The U.K. service sector gauge, based on a poll of about 700 companies, climbed to 57 last month from 56.5 in March, according to a Bloomberg News survey of economists. Markit Economics and the Chartered Institute of Purchasing and Supply are scheduled to release the data today.
Hung Parliament
The U.K. currency has risen 3.8 percent against the Group of 10 currencies from this year’s low on March 10, according to Bloomberg correlation-weighted indexes. The yield on the 10- year gilt dropped yesterday to the lowest level since December.
The pound pared gains on speculation today’s general election will produce a hung government unable to restrain the nation’s deficit.
A ComRes Ltd. daily poll shows 37 percent of respondents plan to vote Conservative, 29 percent back Labour and 26 percent endorse the Liberal Democrats. That would give the Conservatives 294 seats, 32 short of a majority, ComRes said. A YouGov Plc survey gave 35 percent support to the Conservatives and 30 percent to Labour, up 2 points. The Liberal Democrats slipped 4 points to 24 percent.
The euro reversed losses as its 14-day relative strength index against the greenback, a comparison of magnitudes of gains and losses, was at 26.5 yesterday and 27.1 today, below the 30 threshold that indicates an asset’s price has fallen too quickly.
‘Extremely Oversold’
“The euro is getting extremely oversold,” Puru Saxena, chief executive officer in Hong Kong at Puru Saxena Wealth Management, which oversees $300 million, said in an interview with Bloomberg Television. “At the moment, the short positions are at record levels, so it won’t take much for a sharp rally to occur in the euro.”
The difference in the number of wagers by hedge funds and other large speculators on a decline in the euro compared with those on a gain -- so-called net shorts -- was 89,013 on April 27, compared with 71,424 a week earlier, data from the Washington-based Commodity Futures Trading Commission show.
New Zealand’s currency strengthened after government data showed the unemployment rate plunged to 6 percent in the first quarter from 7.1 percent in the previous three months, raising expectations the central bank will lift interest rates from a record low.

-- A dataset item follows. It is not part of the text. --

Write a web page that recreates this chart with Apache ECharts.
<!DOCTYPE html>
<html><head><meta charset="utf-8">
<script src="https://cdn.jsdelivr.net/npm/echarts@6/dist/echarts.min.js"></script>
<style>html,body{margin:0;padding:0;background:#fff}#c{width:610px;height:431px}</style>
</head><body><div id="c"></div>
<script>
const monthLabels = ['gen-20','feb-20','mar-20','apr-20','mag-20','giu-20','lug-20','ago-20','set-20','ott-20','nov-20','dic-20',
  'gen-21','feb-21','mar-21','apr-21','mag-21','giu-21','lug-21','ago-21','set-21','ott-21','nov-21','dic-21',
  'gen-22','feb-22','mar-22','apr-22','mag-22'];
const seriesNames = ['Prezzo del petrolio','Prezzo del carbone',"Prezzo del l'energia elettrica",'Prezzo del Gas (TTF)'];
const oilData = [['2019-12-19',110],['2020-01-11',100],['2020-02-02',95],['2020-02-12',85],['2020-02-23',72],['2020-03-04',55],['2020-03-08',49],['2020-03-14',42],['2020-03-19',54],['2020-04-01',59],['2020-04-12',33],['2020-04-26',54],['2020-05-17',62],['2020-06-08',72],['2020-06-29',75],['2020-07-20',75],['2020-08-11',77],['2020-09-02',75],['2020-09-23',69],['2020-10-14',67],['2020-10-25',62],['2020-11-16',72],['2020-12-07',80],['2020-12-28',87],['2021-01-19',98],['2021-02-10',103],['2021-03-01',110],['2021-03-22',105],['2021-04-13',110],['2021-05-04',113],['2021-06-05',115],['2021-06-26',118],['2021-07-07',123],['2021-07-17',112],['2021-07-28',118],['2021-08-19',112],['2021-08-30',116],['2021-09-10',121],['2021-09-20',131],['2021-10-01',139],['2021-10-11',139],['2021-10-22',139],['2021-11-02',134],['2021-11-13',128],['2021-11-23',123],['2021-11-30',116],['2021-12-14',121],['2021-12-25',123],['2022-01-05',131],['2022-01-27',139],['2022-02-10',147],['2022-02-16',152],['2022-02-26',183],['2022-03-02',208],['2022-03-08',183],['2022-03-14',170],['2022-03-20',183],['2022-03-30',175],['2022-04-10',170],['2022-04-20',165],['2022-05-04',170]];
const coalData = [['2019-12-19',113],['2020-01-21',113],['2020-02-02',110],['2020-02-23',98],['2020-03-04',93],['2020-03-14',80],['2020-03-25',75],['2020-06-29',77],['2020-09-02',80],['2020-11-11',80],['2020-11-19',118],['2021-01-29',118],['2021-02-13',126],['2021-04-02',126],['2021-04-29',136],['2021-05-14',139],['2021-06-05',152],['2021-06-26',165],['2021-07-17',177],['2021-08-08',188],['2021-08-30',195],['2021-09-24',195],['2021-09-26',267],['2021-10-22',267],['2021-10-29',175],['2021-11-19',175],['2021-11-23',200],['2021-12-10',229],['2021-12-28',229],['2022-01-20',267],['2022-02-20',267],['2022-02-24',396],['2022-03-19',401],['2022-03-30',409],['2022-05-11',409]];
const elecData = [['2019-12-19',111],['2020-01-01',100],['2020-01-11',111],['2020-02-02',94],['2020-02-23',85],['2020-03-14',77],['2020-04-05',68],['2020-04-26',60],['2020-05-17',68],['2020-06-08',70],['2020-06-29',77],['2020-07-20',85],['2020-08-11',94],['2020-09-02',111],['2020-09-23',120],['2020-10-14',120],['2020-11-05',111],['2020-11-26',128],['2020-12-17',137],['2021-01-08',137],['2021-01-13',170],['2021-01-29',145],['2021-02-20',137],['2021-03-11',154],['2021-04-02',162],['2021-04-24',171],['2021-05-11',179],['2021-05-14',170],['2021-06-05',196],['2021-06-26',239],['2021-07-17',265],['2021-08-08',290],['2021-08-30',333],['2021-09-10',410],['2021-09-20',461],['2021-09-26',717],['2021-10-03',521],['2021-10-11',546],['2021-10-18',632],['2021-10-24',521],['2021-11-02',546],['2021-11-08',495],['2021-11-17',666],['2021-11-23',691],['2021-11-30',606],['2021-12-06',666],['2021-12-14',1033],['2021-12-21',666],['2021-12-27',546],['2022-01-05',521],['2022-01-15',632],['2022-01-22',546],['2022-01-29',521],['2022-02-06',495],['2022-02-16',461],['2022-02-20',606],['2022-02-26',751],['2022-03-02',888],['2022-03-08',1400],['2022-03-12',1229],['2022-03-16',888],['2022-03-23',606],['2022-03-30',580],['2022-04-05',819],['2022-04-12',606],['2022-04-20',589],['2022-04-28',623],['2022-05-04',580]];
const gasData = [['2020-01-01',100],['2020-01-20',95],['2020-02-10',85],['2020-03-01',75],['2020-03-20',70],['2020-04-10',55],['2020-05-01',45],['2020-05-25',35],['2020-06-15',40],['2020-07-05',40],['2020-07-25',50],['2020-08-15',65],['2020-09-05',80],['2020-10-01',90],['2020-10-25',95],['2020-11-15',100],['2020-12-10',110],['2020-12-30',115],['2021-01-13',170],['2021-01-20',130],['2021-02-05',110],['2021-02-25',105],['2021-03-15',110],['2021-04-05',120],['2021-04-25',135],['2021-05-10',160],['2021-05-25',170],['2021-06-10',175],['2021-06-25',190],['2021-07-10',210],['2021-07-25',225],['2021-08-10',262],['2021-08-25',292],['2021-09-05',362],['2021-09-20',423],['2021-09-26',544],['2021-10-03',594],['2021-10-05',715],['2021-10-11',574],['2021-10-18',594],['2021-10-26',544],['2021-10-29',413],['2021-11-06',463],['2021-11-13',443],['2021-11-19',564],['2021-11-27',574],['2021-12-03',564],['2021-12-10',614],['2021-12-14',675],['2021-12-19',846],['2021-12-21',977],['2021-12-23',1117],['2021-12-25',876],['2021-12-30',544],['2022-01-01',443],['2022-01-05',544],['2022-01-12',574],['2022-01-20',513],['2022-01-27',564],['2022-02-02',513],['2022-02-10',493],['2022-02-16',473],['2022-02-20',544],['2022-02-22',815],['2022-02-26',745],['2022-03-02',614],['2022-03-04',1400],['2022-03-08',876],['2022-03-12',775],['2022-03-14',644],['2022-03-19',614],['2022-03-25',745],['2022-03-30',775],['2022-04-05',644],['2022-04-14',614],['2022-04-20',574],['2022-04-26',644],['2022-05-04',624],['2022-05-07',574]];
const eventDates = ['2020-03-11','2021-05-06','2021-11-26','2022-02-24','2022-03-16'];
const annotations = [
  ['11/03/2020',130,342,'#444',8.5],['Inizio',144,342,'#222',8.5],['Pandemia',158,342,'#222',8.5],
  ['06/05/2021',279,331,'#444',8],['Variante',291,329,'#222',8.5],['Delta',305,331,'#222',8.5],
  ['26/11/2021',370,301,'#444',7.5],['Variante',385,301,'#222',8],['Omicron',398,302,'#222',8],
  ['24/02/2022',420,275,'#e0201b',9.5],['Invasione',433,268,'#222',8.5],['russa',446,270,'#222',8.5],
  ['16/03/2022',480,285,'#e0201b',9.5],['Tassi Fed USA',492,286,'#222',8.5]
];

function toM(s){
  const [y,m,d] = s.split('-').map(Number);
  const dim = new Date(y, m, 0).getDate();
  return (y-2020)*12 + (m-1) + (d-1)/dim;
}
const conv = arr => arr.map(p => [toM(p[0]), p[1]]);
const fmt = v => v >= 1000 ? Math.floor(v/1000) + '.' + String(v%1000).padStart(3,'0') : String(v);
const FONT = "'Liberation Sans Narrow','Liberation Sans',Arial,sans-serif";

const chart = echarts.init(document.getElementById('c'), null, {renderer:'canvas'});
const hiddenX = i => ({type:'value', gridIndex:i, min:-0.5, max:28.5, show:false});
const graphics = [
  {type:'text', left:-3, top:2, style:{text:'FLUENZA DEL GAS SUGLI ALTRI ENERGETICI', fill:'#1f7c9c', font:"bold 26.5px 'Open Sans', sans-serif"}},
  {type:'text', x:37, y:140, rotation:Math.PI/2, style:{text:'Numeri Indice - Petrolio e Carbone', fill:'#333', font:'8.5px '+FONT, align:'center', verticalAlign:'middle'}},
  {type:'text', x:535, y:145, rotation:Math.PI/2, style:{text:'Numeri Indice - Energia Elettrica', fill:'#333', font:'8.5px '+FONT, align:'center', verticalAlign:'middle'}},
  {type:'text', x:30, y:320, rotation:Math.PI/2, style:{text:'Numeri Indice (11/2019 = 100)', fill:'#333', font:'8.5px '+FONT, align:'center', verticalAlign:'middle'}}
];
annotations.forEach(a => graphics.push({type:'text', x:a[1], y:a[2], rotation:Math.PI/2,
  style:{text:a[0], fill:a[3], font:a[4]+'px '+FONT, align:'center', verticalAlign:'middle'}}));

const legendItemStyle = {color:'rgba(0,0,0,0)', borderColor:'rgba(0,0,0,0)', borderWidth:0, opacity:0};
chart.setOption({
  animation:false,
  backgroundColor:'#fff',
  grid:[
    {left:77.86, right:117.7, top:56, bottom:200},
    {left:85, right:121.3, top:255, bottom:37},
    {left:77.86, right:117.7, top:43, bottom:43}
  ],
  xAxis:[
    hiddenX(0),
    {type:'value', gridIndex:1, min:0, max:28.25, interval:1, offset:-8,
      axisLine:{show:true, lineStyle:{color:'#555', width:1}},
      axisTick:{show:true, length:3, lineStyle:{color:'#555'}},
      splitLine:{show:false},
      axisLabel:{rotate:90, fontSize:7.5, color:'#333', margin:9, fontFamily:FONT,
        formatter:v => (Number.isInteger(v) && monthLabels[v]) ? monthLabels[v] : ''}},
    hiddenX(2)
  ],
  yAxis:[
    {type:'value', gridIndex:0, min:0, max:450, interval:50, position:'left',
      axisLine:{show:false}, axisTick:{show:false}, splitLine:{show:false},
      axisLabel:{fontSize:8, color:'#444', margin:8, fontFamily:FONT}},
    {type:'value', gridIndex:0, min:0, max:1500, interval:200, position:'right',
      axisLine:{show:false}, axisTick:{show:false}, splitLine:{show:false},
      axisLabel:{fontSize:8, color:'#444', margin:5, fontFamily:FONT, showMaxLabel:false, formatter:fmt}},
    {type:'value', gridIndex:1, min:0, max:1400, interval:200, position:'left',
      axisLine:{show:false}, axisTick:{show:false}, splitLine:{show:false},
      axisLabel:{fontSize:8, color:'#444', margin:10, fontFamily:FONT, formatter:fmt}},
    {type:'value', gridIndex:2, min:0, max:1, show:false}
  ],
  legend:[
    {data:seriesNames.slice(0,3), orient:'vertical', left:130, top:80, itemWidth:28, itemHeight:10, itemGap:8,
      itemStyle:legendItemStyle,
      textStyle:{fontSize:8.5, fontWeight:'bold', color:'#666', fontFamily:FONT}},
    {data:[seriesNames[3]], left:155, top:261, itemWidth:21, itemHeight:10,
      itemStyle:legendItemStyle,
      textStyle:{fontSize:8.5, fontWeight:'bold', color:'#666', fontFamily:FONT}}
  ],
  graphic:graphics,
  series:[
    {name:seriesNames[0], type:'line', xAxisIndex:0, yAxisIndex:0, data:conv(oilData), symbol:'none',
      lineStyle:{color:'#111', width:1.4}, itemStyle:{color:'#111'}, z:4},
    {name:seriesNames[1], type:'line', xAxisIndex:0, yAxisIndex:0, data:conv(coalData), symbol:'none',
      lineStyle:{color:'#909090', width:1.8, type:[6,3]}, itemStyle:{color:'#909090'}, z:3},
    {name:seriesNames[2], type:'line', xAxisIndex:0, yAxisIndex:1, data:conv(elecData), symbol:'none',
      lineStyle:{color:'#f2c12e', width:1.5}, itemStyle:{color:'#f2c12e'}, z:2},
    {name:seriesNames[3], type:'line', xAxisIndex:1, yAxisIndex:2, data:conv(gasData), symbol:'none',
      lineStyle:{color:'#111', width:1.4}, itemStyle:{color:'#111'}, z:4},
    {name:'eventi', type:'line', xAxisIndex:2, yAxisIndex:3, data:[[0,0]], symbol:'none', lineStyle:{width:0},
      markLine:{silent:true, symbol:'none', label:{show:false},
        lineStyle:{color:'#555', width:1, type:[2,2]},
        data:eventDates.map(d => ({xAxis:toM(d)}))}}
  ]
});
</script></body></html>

“Financial markets currently expect the Reserve Bank to begin raising the official cash rate around the middle of the year and continue to do this in small steps for some time,” Bollard said in an e-mailed statement, based on a speech to local government officials in Dunedin today. “This is broadly in line with our current views.”
Swaps Traders
Swaps traders see a 98 percent chance of a quarter-point rate rise at the central bank’s June 10 review, according to a Credit Suisse AG index.
“What the Reserve Bank is saying suggests they are more or less validating market pricing,” said Khoon Goh, a senior economist at ANZ National Bank Ltd. in Wellington. “The market pricing has pretty much a hike fully priced for June and 25 basis points of hikes at every meeting from then onward.”
New Zealand’s dollar climbed to 72.61 U.S. cents from 71.72 in New York.